Signalons quelques manifestations de la chose:
• L’amiral Mullen, président du JCS, “en a marre”. (Non, il s’agit d’une extrapolation par le titre d’une dépêche AFP du 10 décembre, sur Spacewar.com: «US Top Brass Fed Up With F-22 Problems.») Dit en des termes plus mesurés, Mullen “est découragé” par les gaspillages, l’inefficacité, les blocages bureaucratiques, les catastrophes de gestion du Pentagone. Dans ce contexte, vraiment, “il en a marre” du F-22…
«The top US military officer raised doubts Wednesday over the future of the costly F-22 fighter jet program, noting that the economic downturn could force the Pentagon to make budget cuts. The Lockheed Martin/Boeing F-22 Raptor, conceived during the Cold War, is considered by its critics – including Defense Secretary Robert Gates – to be ill-adapted for use in irregular conflicts like Iraq and Afghanistan.
»“It's important for all of us – in the Defense Department too – to squeeze our budgets, to draw in where we can," Chairman of the Joint Chiefs of Staff Admiral Michael Mullen told reporters at the Pentagon. “I'm obviously discouraged by the lack of cost control that we've got in so many of our programs,” Mullen said. “We are going to have to get a grip on that or we will not be able to buy them.”
»Concerning the F-22, “it's not a matter of, do we need it? We have it,” said Mullen. “It's a question of, how many do we need for the future?” “I am concerned that it is such an expensive system,” he said, adding that the Air Force is seeking another 60 above the 183 F-22s they currently have.»
• Le New York Times publie, ce même 10 décembre, un article sur le cas du F-22 n’apportant rien d’essentiellement nouveau mais situant surtout l’affaire dans un contexte général, avec son poids symbolique. Le cas du F-22, effectivement, est vraiment le cas symbolique essentiel de la bataille qui s’engage au cœur du point Omega de la crise, avec d’un côté le budget à réduire, de l’autre les emplois à sauvegarder, c'est-à-dire les deux priorités contradictoires de la nouvelle administration: «Two of President-elect Barack Obama’s stated goals — cutting wasteful spending and saving or creating millions of jobs — are on a collision course in a looming decision over whether to keep building the F-22 fighter jet.»

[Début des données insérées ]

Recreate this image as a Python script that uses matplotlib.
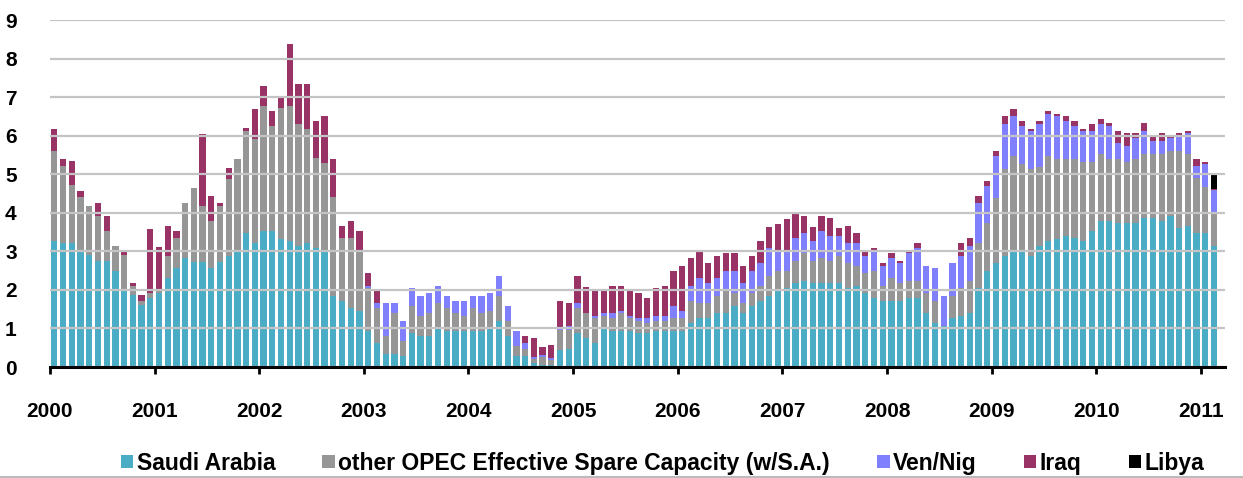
import numpy as np
import matplotlib
matplotlib.use('Agg')
from matplotlib import pyplot as plt
from matplotlib.lines import Line2D

# monthly spare capacity, Jan 2000 .. Feb 2011 (mb/d)
saudi = [3.27, 3.21, 3.21, 3.02, 2.90, 2.75, 2.75, 2.50, 1.98, 1.87, 1.61, 1.78,
         1.91, 2.30, 2.56, 2.82, 2.73, 2.73, 2.56, 2.73, 2.89, 3.02, 3.47, 3.21,
         3.53, 3.53, 3.32, 3.27, 3.15, 3.21, 3.08, 3.02, 1.85, 1.72, 1.52, 1.46,
         0.94, 0.63, 0.35, 0.35, 0.29, 0.87, 0.81, 0.81, 1.00, 0.94, 0.94, 0.94,
         0.94, 0.94, 1.00, 1.19, 0.81, 0.29, 0.29, 0.10, 0.05, 0.05, 0.44, 0.48,
         0.87, 0.74, 0.61, 1.00, 0.94, 0.94, 0.94, 0.87, 0.87, 0.94, 0.94, 0.94,
         0.94, 1.13, 1.26, 1.26, 1.39, 1.39, 1.59, 1.39, 1.59, 1.72, 1.85, 1.98,
         2.04, 2.17, 2.23, 2.17, 2.17, 2.17, 2.17, 2.04, 2.11, 1.91, 1.78, 1.72,
         1.72, 1.72, 1.78, 1.78, 1.39, 1.13, 1.07, 1.26, 1.33, 1.39, 2.04, 2.49,
         2.69, 2.89, 3.01, 3.01, 2.89, 3.15, 3.27, 3.32, 3.41, 3.34, 3.27, 3.53,
         3.79, 3.79, 3.73, 3.73, 3.73, 3.86, 3.86, 3.79, 3.92, 3.60, 3.66, 3.47,
         3.47, 3.15]
other = [2.32, 2.01, 1.50, 1.40, 1.28, 1.17, 0.79, 0.64, 0.92, 0.24, 0.11, 0.15,
         0.05, 0.59, 0.78, 1.43, 1.91, 1.45, 1.24, 1.45, 1.99, 2.38, 2.65, 2.71,
         3.23, 2.71, 3.39, 3.49, 3.15, 2.97, 2.34, 2.27, 2.57, 1.62, 1.82, 1.56,
         1.10, 0.89, 0.46, 1.04, 0.39, 0.71, 0.52, 0.58, 0.65, 0.58, 0.45, 0.39,
         0.58, 0.45, 0.46, 0.66, 0.39, 0.26, 0.19, 0.10, 0.20, 0.12, 0.52, 0.48,
         0.65, 0.65, 0.65, 0.33, 0.32, 0.45, 0.32, 0.33, 0.26, 0.26, 0.26, 0.32,
         0.32, 0.59, 0.39, 0.39, 0.46, 0.59, 0.32, 0.26, 0.32, 0.38, 0.51, 0.51,
         0.45, 0.58, 0.72, 0.58, 0.65, 0.58, 0.71, 0.65, 0.51, 0.52, 0.71, 0.38,
         0.58, 0.45, 0.45, 0.45, 0.52, 0.59, 0.00, 0.59, 0.71, 0.84, 1.17, 1.24,
         1.69, 2.25, 2.47, 2.26, 2.25, 2.05, 2.21, 2.08, 1.99, 2.06, 2.06, 1.80,
         1.73, 1.61, 1.67, 1.60, 1.67, 1.66, 1.66, 1.73, 1.67, 1.99, 1.86, 1.43,
         1.21, 0.88]
ven_nig = [0] * 36 + [
         0.07, 0.13, 0.84, 0.26, 0.52, 0.48, 0.52, 0.52, 0.45, 0.33, 0.33, 0.39,
         0.33, 0.46, 0.45, 0.51, 0.39, 0.39, 0.13, 0.05, 0.07, 0.06, 0.07, 0.11,
         0.13, 0.00, 0.07, 0.06, 0.13, 0.07, 0.07, 0.06, 0.13, 0.13, 0.13, 0.33,
         0.20, 0.39, 0.65, 0.52, 0.45, 0.51, 0.58, 0.52, 0.58, 0.59, 0.72, 0.52,
         0.53, 0.59, 0.52, 0.53, 0.71, 0.66, 0.53, 0.52, 0.59, 0.45, 0.53, 0.52,
         0.52, 0.52, 0.72, 0.85, 0.71, 0.84, 0.78, 0.84, 0.84, 0.91, 1.04, 0.97,
         1.10, 1.17, 1.02, 0.97, 0.98, 1.11, 1.09, 1.11, 0.97, 0.84, 0.79, 0.79,
         0.79, 0.85, 0.40, 0.39, 0.53, 0.60, 0.35, 0.35, 0.34, 0.40, 0.54, 0.32,
         0.59, 0.56]
iraq = [0.59, 0.18, 0.63, 0.15, 0.00, 0.33, 0.38, 0.00, 0.12, 0.08, 0.14, 1.66,
        1.14, 0.77, 0.20, 0.00, 0.00, 1.87, 0.64, 0.07, 0.28, 0.00, 0.07, 0.78,
        0.52, 0.39, 0.31, 1.61, 1.04, 1.16, 0.96, 1.21, 0.98, 0.32, 0.46, 0.52,
        0.32, 0.33, 0, 0, 0, 0, 0, 0, 0, 0, 0, 0,
        0, 0, 0, 0, 0, 0, 0.20, 0.50, 0.20, 0.34, 0.69, 0.58,
        0.71, 0.68, 0.65, 0.59, 0.71, 0.64, 0.65, 0.65, 0.52, 0.71, 0.77, 0.90,
        1.17, 0.71, 0.72, 0.52, 0.58, 0.46, 0.46, 0.45, 0.39, 0.59, 0.56, 0.70,
        0.82, 0.67, 0.45, 0.36, 0.39, 0.45, 0.19, 0.45, 0.26, 0.14, 0.06, 0.07,
        0.13, 0.06, 0.07, 0.13, 0, 0, 0, 0, 0.33, 0.20, 0.19, 0.13,
        0.13, 0.20, 0.20, 0.13, 0.06, 0.07, 0.07, 0.06, 0.13, 0.13, 0.06, 0.19,
        0.13, 0.07, 0.32, 0.34, 0.13, 0.20, 0.11, 0.19, 0.06, 0.07, 0.06, 0.17,
        0.06, 0.03]
libya = [0] * 133 + [0.42]

series = [saudi, other, ven_nig, iraq, libya]
labels = ['Saudi Arabia', 'other OPEC Effective Spare Capacity (w/S.A.)',
          'Ven/Nig', 'Iraq', 'Libya']
colors = ['#4BACC6', '#969696', '#8080FF', '#993366', '#000000']
years = list(range(2000, 2012))

n = len(saudi)
x = 2000 + (np.arange(n) + 0.5) / 12.0

plt.rcParams['font.family'] = ['Liberation Sans', 'DejaVu Sans']
plt.rcParams['font.weight'] = 'bold'

fig = plt.figure(figsize=(12.43, 4.78), dpi=100)
ax = fig.add_axes([0.0402, 0.2322, 0.9453, 0.7259])

bottom = np.zeros(n)
for vals, lab, col in zip(series, labels, colors):
    vals = np.array(vals, dtype=float)
    ax.bar(x, vals, width=0.72 / 12, bottom=bottom, color=col, label=lab,
           linewidth=0, zorder=2)
    bottom += vals

ax.set_xlim(2000, 2011.23)
ax.set_ylim(0, 9)
ax.set_yticks(range(0, 10))
ax.set_xticks(years)
ax.set_xticklabels([str(y) for y in years], fontsize=15, fontweight='bold')
ax.set_yticklabels([str(v) for v in range(0, 10)], fontsize=15, fontweight='bold')

ax.grid(axis='y', color='#C4C4C4', linewidth=1.6, zorder=3)
ax.set_axisbelow(False)
for s in ['left', 'right', 'top']:
    ax.spines[s].set_visible(False)
ax.spines['bottom'].set_linewidth(2.2)
ax.spines['bottom'].set_zorder(4)
ax.tick_params(axis='x', direction='out', length=5, width=2, pad=20)
ax.tick_params(axis='y', length=0, pad=24)

leg = fig.legend(loc='center', bbox_to_anchor=(0.533, 0.031), ncol=5,
                 frameon=False, fontsize=16.5, handlelength=0.55, handleheight=0.55,
                 handletextpad=0.15, columnspacing=2.05)

fig.add_artist(Line2D([0, 1], [0.002, 0.002], color='#BBBBBB', linewidth=1.5,
                      transform=fig.transFigure))

plt.savefig('out.png', dpi=100)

Que pense Robert Gates de tout cela? Dans un long article de Aviation Week &Space Technology du 8 décembre (accès payant) sont présentées certaines de ses considérations; Gates a été interviewé le 1er décembre (le jour où son maintien au Pentagone était annoncé) pour l'hebdomadaire. Il est manifeste que l’ancien-nouveau secrétaire à la défense considère la réforme interne du Pentagone comme sa première priorité.

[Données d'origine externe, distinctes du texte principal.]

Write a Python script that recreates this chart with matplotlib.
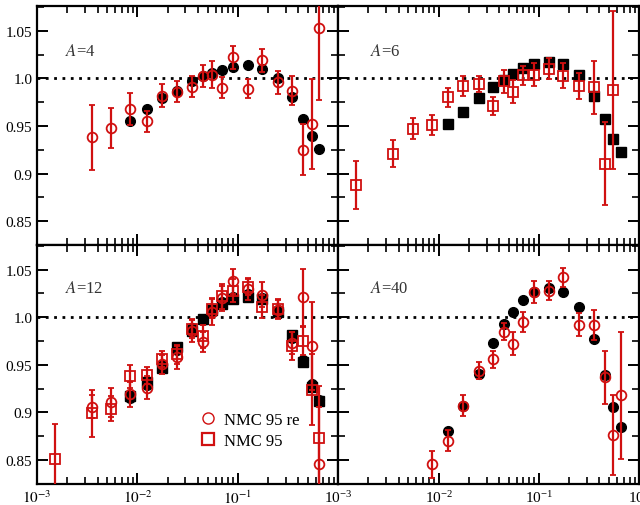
import numpy as np
import matplotlib
matplotlib.use("Agg")
import matplotlib.pyplot as plt
from matplotlib.lines import Line2D
from matplotlib.ticker import LogLocator, MultipleLocator, NullFormatter

plt.rcParams['font.family'] = ['Liberation Serif', 'DejaVu Serif']
plt.rcParams['mathtext.fontset'] = 'stix'

# x bins
x_all = [0.0015, 0.0035, 0.0055, 0.0085, 0.0125, 0.0175, 0.025, 0.035, 0.045,
         0.055, 0.07, 0.09, 0.125, 0.175, 0.25, 0.35, 0.45, 0.55, 0.65]

# A=4
a4_x_re = x_all[1:]
a4_re = [0.938, 0.948, 0.968, 0.955, 0.982, 0.986, 0.991, 1.0025, 1.004, 0.990,
         1.022, 0.989, 1.019, 0.996, 0.987, 0.925, 0.952, 1.053]
a4_re_err = [0.034, 0.021, 0.017, 0.011, 0.012, 0.011, 0.011, 0.012, 0.014, 0.011,
             0.012, 0.010, 0.012, 0.012, 0.015, 0.027, 0.047, 0.076]
a4_x_calc = x_all[3:]
a4_calc = [0.955, 0.968, 0.979, 0.987, 0.997, 1.003, 1.0055, 1.009, 1.012, 1.014,
           1.010, 1.000, 0.980, 0.957, 0.939, 0.926]

# A=6
a6_x_nmc = x_all[:-1]
a6_nmc = [0.888, 0.921, 0.947, 0.951, 0.980, 0.992, 0.994, 0.971, 0.997, 0.986,
          1.0035, 1.004, 1.010, 1.003, 0.992, 0.9905, 0.9105, 0.988]
a6_nmc_err = [0.025, 0.014, 0.011, 0.011, 0.010, 0.010, 0.008, 0.009, 0.012, 0.012,
              0.010, 0.012, 0.011, 0.013, 0.014, 0.028, 0.044, 0.083]
a6_x_calc = x_all[4:]
a6_calc = [0.952, 0.965, 0.979, 0.991, 0.998, 1.005, 1.011, 1.015, 1.0175, 1.015,
           1.004, 0.981, 0.957, 0.936, 0.923]

# A=12
a12_x_nmc = x_all
a12_nmc = [0.851, 0.899, 0.904, 0.938, 0.939, 0.956, 0.961, 0.988, 0.980, 1.009,
           1.022, 1.028, 1.032, 1.011, 1.009, 0.970, 0.975, 0.924, 0.873]
a12_nmc_err = [0.037, 0.025, 0.013, 0.012, 0.009, 0.008, 0.010, 0.010, 0.012, 0.010,
               0.013, 0.012, 0.009, 0.012, 0.010, 0.015, 0.015, 0.037, 0.055]
a12_x_re = x_all[1:]
a12_re = [0.906, 0.9105, 0.919, 0.926, 0.9505, 0.958, 0.9855, 0.974, 1.006, 1.020,
          1.0376, 1.0296, 1.0237, 1.008, 0.973, 1.021, 0.970, 0.846]
a12_re_err = [0.012, 0.015, 0.013, 0.012, 0.010, 0.012, 0.012, 0.011, 0.014, 0.013,
              0.013, 0.011, 0.013, 0.010, 0.012, 0.030, 0.046, 0.060]
a12_x_calc = x_all[3:]
a12_calc_sq = [0.917, 0.932, 0.947, 0.969, 0.986, 0.9985, 1.008, 1.014, 1.019, 1.021,
               1.019, 1.006, 0.981, 0.953, 0.927, 0.912]
a12_calc_re = [0.915, 0.929, 0.950, 0.966, 0.989, 0.997, 1.006, 1.016, 1.021, 1.024,
               1.020, 1.008, 0.978, 0.955, 0.930, 0.913]

# A=40
a40_x_re = x_all[3:]
a40_re = [0.8455, 0.870, 0.907, 0.944, 0.9556, 0.985, 0.972, 0.995, 1.0266, 1.028,
          1.042, 0.9923, 0.992, 0.937, 0.876, 0.918]
a40_re_err = [0.014, 0.011, 0.011, 0.009, 0.009, 0.009, 0.012, 0.010, 0.012, 0.010,
              0.010, 0.012, 0.016, 0.028, 0.042, 0.067]
a40_x_calc = x_all[4:]
a40_calc = [0.880, 0.907, 0.940, 0.973, 0.993, 1.006, 1.0185, 1.026, 1.031, 1.0266,
            1.011, 0.977, 0.939, 0.9056, 0.8846]

red = '#d01010'

def red_points(ax, x, y, err, marker):
    ax.errorbar(x, y, yerr=err, fmt=marker, color=red, mfc='none', mec=red,
                ms=7, mew=1.3, elinewidth=1.6, capsize=2.5, capthick=1.6, zorder=3)

def black_points(ax, x, y, marker):
    ax.plot(x, y, marker, color='black', ms=7, zorder=2)

fig = plt.figure(figsize=(6.4, 5.06), dpi=100)
w = 0.4705; h = 0.472
axs = [[fig.add_axes([0.058, 0.514, w, h]), fig.add_axes([0.5285, 0.514, w, h])],
       [fig.add_axes([0.058, 0.042, w, h]), fig.add_axes([0.5285, 0.042, w, h])]]

for i in range(2):
    for j in range(2):
        ax = axs[i][j]
        ax.set_xscale('log')
        ax.set_xlim(1e-3, 1)
        ax.set_ylim(0.825, 1.076)
        ax.axhline(1.0, color='black', ls=(0, (1, 2)), lw=2, zorder=1)
        ax.set_yticks([0.85, 0.9, 0.95, 1.0, 1.05])
        ax.set_yticklabels(['0.85', '0.9', '0.95', '1.0', '1.05'])
        ax.yaxis.set_minor_locator(MultipleLocator(0.025))
        ax.xaxis.set_major_locator(LogLocator(base=10, numticks=10))
        ax.xaxis.set_minor_locator(LogLocator(base=10, subs=np.arange(2, 10), numticks=20))
        ax.xaxis.set_minor_formatter(NullFormatter())
        ax.tick_params(which='both', direction='in', top=True, right=True, labelsize=11)
        ax.tick_params(which='major', length=8, width=1.4)
        ax.tick_params(which='minor', length=5, width=1.2)
        for s in ax.spines.values():
            s.set_linewidth(1.6)
        if j == 1:
            ax.tick_params(labelleft=False)
        if i == 0:
            ax.tick_params(labelbottom=False)

# left bottom panel: 10^0 label hidden behind the right panel's 10^-3
axs[1][0].set_xticks([1e-3, 1e-2, 1e-1, 1])
axs[1][0].set_xticklabels(['$10^{-3}$', '$10^{-2}$', '$10^{-1}$', ''])

# A=4
ax = axs[0][0]
black_points(ax, a4_x_calc, a4_calc, 'o')
red_points(ax, a4_x_re, a4_re, a4_re_err, 'o')
ax.text(0.093, 0.81, '$A$=4', transform=ax.transAxes, fontsize=12, color='#333333', va='center')

# A=6
ax = axs[0][1]
black_points(ax, a6_x_calc, a6_calc, 's')
red_points(ax, a6_x_nmc, a6_nmc, a6_nmc_err, 's')
ax.text(0.105, 0.81, '$A$=6', transform=ax.transAxes, fontsize=12, color='#333333', va='center')

# A=12
ax = axs[1][0]
black_points(ax, a12_x_calc, a12_calc_re, 'o')
black_points(ax, a12_x_calc, a12_calc_sq, 's')
red_points(ax, a12_x_re, a12_re, a12_re_err, 'o')
red_points(ax, a12_x_nmc, a12_nmc, a12_nmc_err, 's')
ax.text(0.093, 0.82, '$A$=12', transform=ax.transAxes, fontsize=12, color='#333333', va='center')
handles = [Line2D([], [], marker='o', ls='none', mfc='none', mec=red, ms=8, mew=1.0),
           Line2D([], [], marker='s', ls='none', mfc='none', mec=red, ms=8, mew=1.6)]
ax.legend(handles, ['NMC 95 re', 'NMC 95'], loc='center left', bbox_to_anchor=(0.483, 0.225),
          frameon=False, fontsize=12, handlelength=1.2, handletextpad=0.4, labelspacing=0.3)

# A=40
ax = axs[1][1]
black_points(ax, a40_x_calc, a40_calc, 'o')
red_points(ax, a40_x_re, a40_re, a40_re_err, 'o')
ax.text(0.105, 0.82, '$A$=40', transform=ax.transAxes, fontsize=12, color='#333333', va='center')

fig.savefig('out.png', dpi=100)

Un passage est consacré au F-22, d’ailleurs assez confus quant à la position de Gates et aux solutions envisagées. L’on y apprend, en passant mais avec le plus grand intérêt, et comme une nouveauté particulièrement succulente, – que le F-22 des années 1990-2000 est technologiquement dépassé; par conséquent, qu’il vaut mieux l’arrêter, et, en attendant le JSF, acheter des F-16 et des F-18 des années 1970…

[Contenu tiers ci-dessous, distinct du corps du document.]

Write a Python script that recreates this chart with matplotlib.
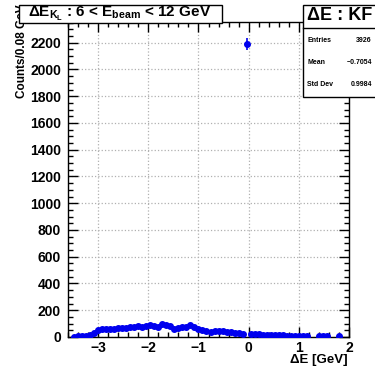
import numpy as np
import matplotlib
matplotlib.use("Agg")
import matplotlib.pyplot as plt
from matplotlib.patches import Rectangle
from matplotlib.ticker import MultipleLocator, FuncFormatter

plt.rcParams['font.family'] = ['Liberation Sans', 'DejaVu Sans']
plt.rcParams['font.weight'] = 'bold'
plt.rcParams['mathtext.fontset'] = 'custom'
plt.rcParams['mathtext.rm'] = 'Liberation Sans:bold'
plt.rcParams['mathtext.it'] = 'Liberation Sans:bold'
plt.rcParams['mathtext.bf'] = 'Liberation Sans:bold'

# histogram: 70 bins of 0.08 GeV from -3.6 to 2.0
bin_lo = -3.6
bin_w = 0.08
counts = [0, 3, 5, 6, 8, 12, 28, 55, 60, 62,
          63, 62, 65, 68, 70, 72, 78, 80, 72, 82,
          86, 85, 76, 98, 92, 80, 62, 70, 72, 76,
          88, 75, 60, 55, 45, 40, 42, 44, 42, 40,
          38, 32, 28, 25, 2190, 24, 22, 20, 18, 17,
          15, 14, 12, 12, 10, 10, 9, 8, 7, 6,
          0, 0, 5, 5, 5, 0, 0, 4, 0, 0]
stats_names = ["Entries", "Mean", "Std Dev"]
stats_vals = ["3926", "\u22120.7054", "0.9984"]

counts = np.array(counts, dtype=float)
centers = bin_lo + bin_w * (np.arange(len(counts)) + 0.5)
keep = counts > 0

fig = plt.figure(figsize=(3.75, 3.67), dpi=100)
W, H = 375, 367
ax = fig.add_axes([68 / W, 1 - 337 / H, (349 - 68) / W, (337 - 22) / H])

ax.errorbar(centers[keep], counts[keep], yerr=np.sqrt(counts[keep]),
            fmt='o', color='#0000ee', ms=4.0, elinewidth=1.2, capsize=0, zorder=3)

ax.set_xlim(-3.6, 2.0)
ax.set_ylim(0, 2355)
ax.xaxis.set_major_locator(MultipleLocator(1))
ax.xaxis.set_minor_locator(MultipleLocator(0.2))
ax.yaxis.set_major_locator(MultipleLocator(200))
ax.yaxis.set_minor_locator(MultipleLocator(50))
ax.tick_params(which='both', direction='in', top=True, right=True, width=1)
ax.tick_params(which='major', length=7.5, labelsize=10)
ax.tick_params(axis='y', which='major', pad=5)
ax.tick_params(axis='x', which='major', pad=3)
ax.tick_params(which='minor', length=3.8)
ax.grid(True, which='major', linestyle=':', color='#b0b0b0', linewidth=0.9)
for s in ax.spines.values():
    s.set_linewidth(1)
ax.xaxis.set_major_formatter(FuncFormatter(lambda v, p: f"{v:g}".replace('-', '\u2212')))
ax.yaxis.set_major_formatter(FuncFormatter(lambda v, p: f"{v:g}"))

fig.text(348 / W, 1 - 360 / H, "\u0394E [GeV]", ha='right', va='center', fontsize=9.5)
fig.text(22 / W, 1 - 4 / H, "Counts/0.08 GeV", rotation=90, ha='center', va='top',
         fontsize=8.5, zorder=5)

# title box
fig.patches.append(Rectangle((19 / W, 1 - 23 / H), (222 - 19) / W, 18 / H,
                             transform=fig.transFigure, facecolor='white',
                             edgecolor='black', linewidth=1, zorder=10))
fig.text(120 / W, 1 - 14 / H, r"$\Delta E_{K_L}$ : 6 < E$_{beam}$ < 12 GeV",
         ha='center', va='center', fontsize=11, zorder=11)

# stats box
fig.patches.append(Rectangle((303 / W, 1 - 97 / H), 80 / W, 92 / H,
                             transform=fig.transFigure, facecolor='white',
                             edgecolor='black', linewidth=1, zorder=10))
fig.lines.append(plt.Line2D([303 / W, 1], [1 - 28 / H, 1 - 28 / H],
                            transform=fig.transFigure, color='black', lw=1, zorder=11))
fig.text(340 / W, 1 - 16 / H, "\u0394E : KF", ha='center', va='center', fontsize=13, zorder=11)
for i, (n, v) in enumerate(zip(stats_names, stats_vals)):
    y = 1 - (40 + 22 * i) / H
    fig.text(307 / W, y, n, ha='left', va='center', fontsize=5, zorder=11)
    fig.text(372 / W, y, v, ha='right', va='center', fontsize=5, zorder=11)

fig.savefig("out.png", dpi=100)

«…And the Air Force’s stealthy, twin-engine Lockheed Martin F-22 fighter production line could close because it’s too costly to field in high numbers. One tradeoff is whether to buy more legacy fighters or stealthy F-35s, also built by Lockheed Martin. “Gates is aware of the F-22/F-35 debate and he’s also aware that the Raptor is almost technologically obsolete,” says a former Clinton administration Pentagon appointee. “It’s showing its age because the development program took so long. The F-22’s processors are far less capable than those in the F-35.”
»With a funding shortage, the Air Force may have to back off of ambitious technology and purchases. And the Navy, Marine Corps and Air Force are likely to be forced into developing a more collaborative strategy for tactical aircraft. This could mean tradeoffs among Boeing Super Hornets and Lockheed Martin’s family of fighters. Industry sources note the Air National Guard has expressed interest in the F-16, despite a longtime policy to purchase only stealthy fighters. “Additional F-16s and Super Hornets? The Navy has gone that route—the question is, until you get the Joint Strike Fighter, do you go that route or do you try and build more F-22s,” Gates notes.»
Ce qu’il faut retenir, c’est que ce “haro sur le F-22” est en train de prendre une forme nouvelle, de se situer dans un courant réformiste qui prend une ampleur considérable et qui s'élargit à d'autres facteurs. Pour manifester cette appréciation sur un point précis, il n’est plus du tout assuré qu’un vilain sort du F-22 se traduirait par des avantages pour le F-35/JSF, car il faut désormais considérer toutes ces suggestions dans une dynamique aux implications beaucoup plus larges que le sort des deux avions concernés. Par contre, nous avons ici la confirmation que cela, – le cas conjoint du sort du F-22 et du sort du F-35 – est bien au centre de l’affrontement et de la tempête qui montent autour du destin du Pentagone. Ces deux programmes sont à la fois exemplaires et symboliques de ce destin. Nous ne sommes qu’au commencement de l’affrontement et de la tempête. Il devient de plus en plus difficile de penser que la question des affaires militaires va se poursuivre sous l’administration Obama sans autre forme de procès.